Presumably you're not referring to X-Men 2.

HUGH JACKMAN: Yeah, Wolverine's Christmas Hits! To be honest, I wasn't born a singer; I kind of feel like I became a singer and I worked for three years on stage and by the end of that three years I really was happy not to sing a note for about 12 months, and now I'm really getting the urge and there's a couple of things in the pipeline. But I suppose legally I can't tell you until it's settled.

MEG RYAN: But you can tell me later.

HUGH JACKMAN: Yeah, but I'll tell you later.

Hugh, you originally wanted to be a journalist, are there ever times when you wish you were sitting on this side of the microphone instead of acting?

HUGH JACKMAN: No, I kind of feel you get that as an actor. I think that's what I eventually found out as an actor. All the things I love about journalism, which was very idealistic - I was very idealistic as a student - and pictured myself being a radio stringer for ABC or BBC somewhere in the Middle East just filing reports, or doing investigative things, or changing the world; all that sort of thing. I realized I actually didn't have the passion, or the skill, or the kind of personality for it. But the love of stories and the quest to understand human nature and all those human conditions which, kind of, is your job - right? And then to report it back, that's kind of our job.
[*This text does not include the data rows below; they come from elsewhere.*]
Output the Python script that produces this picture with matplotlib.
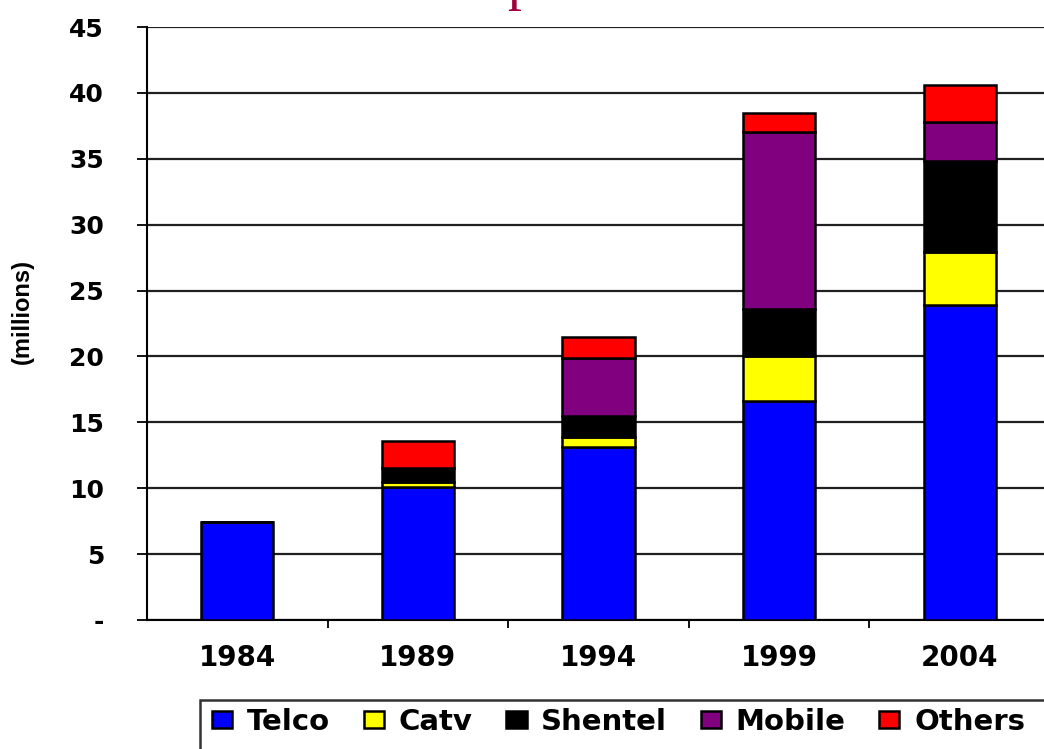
import matplotlib
matplotlib.use('Agg')
import matplotlib.pyplot as plt
from matplotlib.patches import Rectangle
import numpy as np

years = ['1984', '1989', '1994', '1999', '2004']
telco = [7.4, 10.1, 13.1, 16.6, 23.9]
catv = [0.0, 0.4, 0.8, 3.4, 4.0]
shentel = [0.0, 1.0, 1.6, 3.6, 6.9]
mobile = [0.0, 0.0, 4.4, 13.4, 3.0]
others = [0.0, 2.05, 1.6, 1.5, 2.8]

series = [('Telco', telco, '#0000ff'),
          ('Catv', catv, '#ffff00'),
          ('Shentel', shentel, '#000000'),
          ('Mobile', mobile, '#800080'),
          ('Others', others, '#ff0000')]

yticks = [0, 5, 10, 15, 20, 25, 30, 35, 40, 45]
ylabels = ['-', '5', '10', '15', '20', '25', '30', '35', '40', '45']

fig = plt.figure(figsize=(10.44, 7.49), dpi=100)
ax = fig.add_axes([147/1044, 1-620/749, 903/1044, (620-27)/749])

x = np.arange(len(years))
bottom = np.zeros(len(years))
handles = []
for name, vals, col in series:
	b = ax.bar(x, vals, 0.4, bottom=bottom, color=col, edgecolor='black',
		linewidth=1.8, zorder=3, label=name)
	handles.append(b)
	bottom = bottom + np.array(vals)

ax.set_xlim(-0.5, 4.5)
ax.set_ylim(0, 45)
ax.set_yticks(yticks)
ax.set_yticklabels(ylabels, fontsize=18, fontweight='bold')
ax.set_xticks(x)
ax.set_xticklabels(years, fontsize=20, fontweight='bold')
ax.set_xticks(np.arange(0.5, 4.5, 1), minor=True)
ax.tick_params(axis='x', which='major', length=0, pad=17)
ax.tick_params(axis='x', which='minor', length=6, width=1.3, direction='out')
ax.tick_params(axis='y', length=7, width=1.3, pad=24)
ax.yaxis.grid(True, color='#202020', linewidth=1.6, zorder=0)
ax.set_axisbelow(True)
for s in ['top', 'right']:
	ax.spines[s].set_visible(False)
ax.spines['left'].set_linewidth(1.5)
ax.spines['bottom'].set_linewidth(1.5)

fig.text(22/1044, 1-311/749, '(millions)', rotation=90, fontsize=17,
	fontweight='bold', family='Liberation Sans', ha='center', va='center')

# title sits above the picture, only the foot of one letter shows
fig.text(507/1044, 1+1/749, 'p', fontsize=40, family='Liberation Serif',
	color='#a0003c', ha='left', va='baseline')

# legend box running off the figure
fig.patches.append(Rectangle((200/1044, -0.1), 0.9, 0.1+(749-700)/749,
	transform=fig.transFigure, facecolor='white', edgecolor='#333333',
	linewidth=1.8, clip_on=False))
leg = fig.legend(handles=handles, loc='center left', ncol=5,
	bbox_to_anchor=(212/1044, 1-722/749), frameon=False,
	prop={'weight': 'bold', 'size': 21}, handlelength=0.7, handleheight=0.5,
	handletextpad=0.5, columnspacing=1.15, borderpad=0, borderaxespad=0)

fig.savefig('out.png', dpi=100)
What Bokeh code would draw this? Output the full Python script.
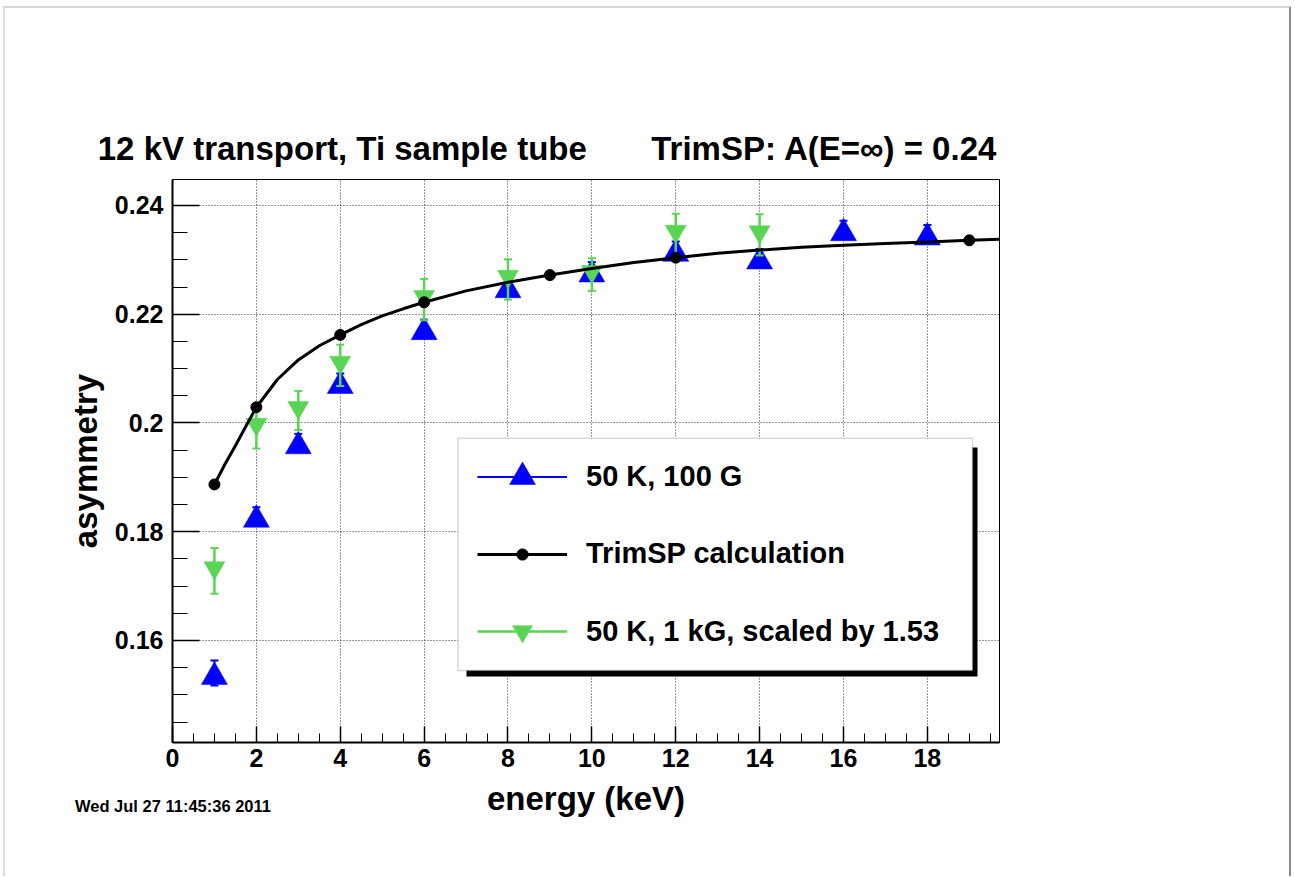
import math
from bokeh.plotting import figure
from bokeh.models import (Range1d, SingleIntervalTicker, FixedTicker, CustomJSTickFormatter,
                          LinearAxis, Legend, LegendItem, BoxAnnotation, ColumnDataSource)
from bokeh.transform import dodge
from bokeh.embed import file_html
from bokeh.resources import INLINE

# ---------------- data ----------------
trim_x = [1, 2, 4, 6, 9, 12, 19]
trim_y = [0.1887, 0.2029, 0.2162, 0.2222, 0.2272, 0.2304, 0.2336]

curve_x = [1, 1.25, 1.5, 1.75, 2, 2.5, 3, 3.5, 4, 4.5, 5, 5.5, 6, 7, 8, 9,
           10, 11, 12, 13, 14, 15, 16, 17, 18, 19, 19.72]
curve_y = [0.1887, 0.1924, 0.1958, 0.1994, 0.2029, 0.2080, 0.2116, 0.2142,
           0.2162, 0.2181, 0.2197, 0.2210, 0.2222, 0.2243, 0.2259, 0.2272,
           0.2284, 0.2295, 0.2304, 0.2312, 0.2318, 0.2323, 0.2327, 0.2330,
           0.2333, 0.2336, 0.2338]

blue_x = [1, 2, 3, 4, 6, 8, 10, 12, 14, 16, 18]
blue_y = [0.1540, 0.1829, 0.1964, 0.2075, 0.2174, 0.2251, 0.2280, 0.2318,
          0.2304, 0.2356, 0.2348]
blue_err = [0.0023, 0.0016, 0.0016, 0.0016, 0.0016, 0.0016, 0.0016, 0.0016,
            0.0016, 0.0016, 0.0016]

green_x = [1, 2, 3, 4, 6, 8, 10, 12, 14]
green_y = [0.1728, 0.1992, 0.2023, 0.2106, 0.2227, 0.2264, 0.2273, 0.2347, 0.2346]
green_err = [0.0042, 0.0039, 0.0036, 0.0038, 0.0038, 0.0037, 0.0030, 0.0038, 0.0038]

y_ticks = [0.16, 0.18, 0.20, 0.22, 0.24]
y_tick_labels = ["0.16", "0.18", "0.2", "0.22", "0.24"]

label_blue = "50 K, 100 G"
label_trim = "TrimSP calculation"
label_green = "50 K, 1 kG, scaled by 1.53"
title_left = "12 kV transport, Ti sample tube"
title_right = "TrimSP: A(E=\u221e) = 0.24"
stamp = "Wed Jul 27 11:45:36 2011"

# ---------------- layout ----------------
FONT = "Liberation Sans"
X0, X1 = 0.0, 19.72
Y0, Y1 = 0.14124, 0.24478
FW, FH = 827, 563
ML, MT = 172, 179          # frame position on the page
OX, OY = 5, 8              # page position of the figure content (after margin + border)

p = figure(output_backend="svg", toolbar_location=None,
           frame_width=FW, frame_height=FH,
           min_border_left=ML - OX, min_border_top=MT - OY,
           min_border_right=290, min_border_bottom=134,
           x_range=Range1d(X0, X1), y_range=Range1d(Y0, Y1))
p.styles = {"margin-left": "3px", "margin-top": "6px",
            "border-left": "2px solid #dedede", "border-top": "2px solid #d6d6d6",
            "border-right": "2px solid #8a8a8a"}
p.background_fill_color = "white"
p.border_fill_color = "white"
p.outline_line_color = "black"
p.outline_line_width = 1
# pixel-valued helper range used only to place the header / footer texts
p.extra_x_ranges = {"px": Range1d(ML, ML + FW)}

# axes
p.xaxis.ticker = SingleIntervalTicker(interval=2, num_minor_ticks=4)
p.yaxis.ticker = SingleIntervalTicker(interval=0.02, num_minor_ticks=4)
p.yaxis.formatter = CustomJSTickFormatter(
    args=dict(yt=y_ticks, yl=y_tick_labels),
    code="for (let i = 0; i < yt.length; i++) { if (Math.abs(tick - yt[i]) < 1e-9) return yl[i]; } return '';")

for ax in (p.xaxis[0], p.yaxis[0]):
    ax.axis_line_color = "black"
    ax.axis_line_width = 2
    ax.major_tick_out = 0
    ax.minor_tick_out = 0
    ax.major_tick_line_color = "black"
    ax.minor_tick_line_color = "black"
    ax.major_tick_line_width = 1.5
    ax.minor_tick_line_width = 1
    ax.major_label_text_font = FONT
    ax.major_label_text_font_style = "bold"
    ax.major_label_text_font_size = "25px"
    ax.major_label_text_color = "black"
    ax.axis_label_text_font = FONT
    ax.axis_label_text_font_style = "bold"
    ax.axis_label_text_font_size = "33px"
    ax.axis_label_text_color = "black"

p.xaxis.major_tick_in = 16
p.xaxis.minor_tick_in = 9
p.yaxis.major_tick_in = 27
p.yaxis.minor_tick_in = 15
p.xaxis.major_label_standoff = 6
p.yaxis.major_label_standoff = 9
p.xaxis.axis_label = "energy (keV)"
p.yaxis.axis_label = "asymmetry"
p.xaxis.axis_label_standoff = 10
p.yaxis.axis_label_standoff = 8

for g in (p.xgrid[0], p.ygrid[0]):
    g.grid_line_color = "#333333"
    g.grid_line_dash = "1 2"
    g.grid_line_width = 1


def text_axis(texts, centers, size, standoff):
    ax = LinearAxis(x_range_name="px",
                    ticker=FixedTicker(ticks=centers, minor_ticks=[]),
                    formatter=CustomJSTickFormatter(
                        args=dict(c=centers, t=texts),
                        code="for (let i = 0; i < c.length; i++) { if (Math.abs(tick - c[i]) < 0.5) return t[i]; } return '';"),
                    axis_line_alpha=0, major_tick_in=0, major_tick_out=0,
                    minor_tick_in=0, minor_tick_out=0,
                    major_label_standoff=standoff,
                    major_label_text_font=FONT, major_label_text_font_style="bold",
                    major_label_text_font_size=size, major_label_text_color="black")
    return ax


# header texts (centres in page pixels)
p.add_layout(text_axis([title_left, title_right], [341.8, 823.9], "33px", 13), "above")
# time stamp below the x axis
p.add_layout(text_axis([stamp], [172.5], "16.5px", -23), "below")

# marker offsets so the triangles are centred at mid-height like the original
px_per_y = FH / (Y1 - Y0)
BLUE_SIZE = 26
GREEN_SIZE = 21
blue_shift = -(BLUE_SIZE * math.sqrt(3) / 2 / 6) / px_per_y
green_shift = (GREEN_SIZE * math.sqrt(3) / 2 / 6) / px_per_y

BLUE = "#0000ff"
GREEN = "#59d454"

blue_src = ColumnDataSource(dict(x=blue_x, y=blue_y,
                                 lo=[v - e for v, e in zip(blue_y, blue_err)],
                                 hi=[v + e for v, e in zip(blue_y, blue_err)]))
green_src = ColumnDataSource(dict(x=green_x, y=green_y,
                                  lo=[v - e for v, e in zip(green_y, green_err)],
                                  hi=[v + e for v, e in zip(green_y, green_err)]))

# blue series
blue_seg = p.segment(x0="x", y0="lo", x1="x", y1="hi", source=blue_src, line_color=BLUE, line_width=2)
p.scatter(x="x", y="hi", source=blue_src, marker="dash", size=8, line_color=BLUE, line_width=2)
p.scatter(x="x", y="lo", source=blue_src, marker="dash", size=8, line_color=BLUE, line_width=2)
blue_sc = p.scatter(x="x", y=dodge("y", blue_shift, range=p.y_range), source=blue_src,
                    marker="triangle", size=BLUE_SIZE, fill_color=BLUE, line_color=BLUE, line_width=0.5)

# green series
green_seg = p.segment(x0="x", y0="lo", x1="x", y1="hi", source=green_src, line_color=GREEN, line_width=2.5)
p.scatter(x="x", y="hi", source=green_src, marker="dash", size=8, line_color=GREEN, line_width=2)
p.scatter(x="x", y="lo", source=green_src, marker="dash", size=8, line_color=GREEN, line_width=2)
green_sc = p.scatter(x="x", y=dodge("y", green_shift, range=p.y_range), source=green_src,
                     marker="inverted_triangle", size=GREEN_SIZE, fill_color=GREEN,
                     line_color=GREEN, line_width=0.5)

# TrimSP curve
curve = p.line(curve_x, curve_y, line_color="black", line_width=3)
trim_sc = p.scatter(trim_x, trim_y, marker="circle", size=11, fill_color="black", line_color="black")

# legend box with shadow (screen units, relative to the frame)
shadow = BoxAnnotation(left=294, right=805, top=295, bottom=66,
                       left_units="screen", right_units="screen",
                       top_units="screen", bottom_units="screen",
                       fill_color="black", fill_alpha=1, line_alpha=0)
box = BoxAnnotation(left=285.5, right=800, top=304.3, bottom=72,
                    left_units="screen", right_units="screen",
                    top_units="screen", bottom_units="screen",
                    fill_color="white", fill_alpha=1, line_color="#7f7f7f", line_width=1.5)
p.add_layout(shadow)
p.add_layout(box)


def make_legend(label, renderers, cy, gh):
    lg = Legend(items=[LegendItem(label=label, renderers=renderers)],
                location=(305, cy - gh / 2), glyph_width=90, glyph_height=gh,
                label_standoff=19, padding=0, margin=0, spacing=0,
                border_line_alpha=0, background_fill_alpha=0,
                label_text_font=FONT, label_text_font_style="bold",
                label_text_font_size="29px", label_text_color="black",
                label_height=int(gh))
    p.add_layout(lg, "center")


make_legend(label_blue, [blue_seg, blue_sc], 266, 65)
make_legend(label_trim, [curve, trim_sc], 186, 28)
make_legend(label_green, [green_seg, green_sc], 111, 50)

open("out.html", "w").write(file_html(p, INLINE))
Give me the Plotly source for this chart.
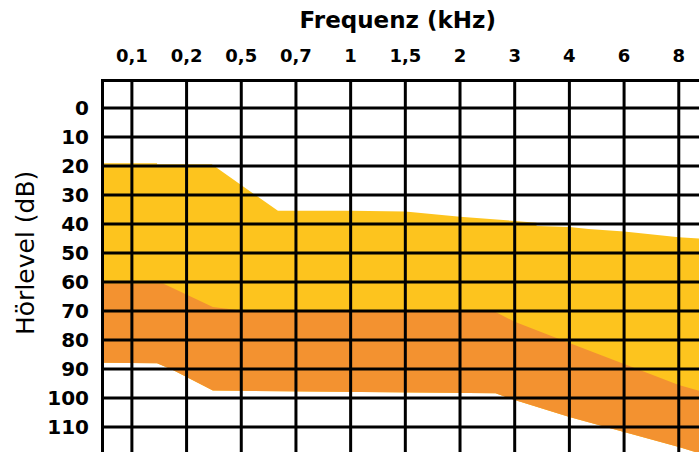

MEG RYAN: Yeah, there's a kind of narrative that's the same. That you go out and you're a fact finder and that you're curious about all the things you were saying, and then there's this time when you put it in yourself, and then as a writer you express yourself in words, and as an actor you express yourself, you know, with your being. And so there's a similar sort of sequence of events, you know. But I think this is a very rare situation, sitting on this end of a microphone and being asked questions. I mean, really, once or twice a year for me. So I feel like most of the time I'm you guys watching TV and being curious about the whatever play the Zeitgeist is putting on, you know.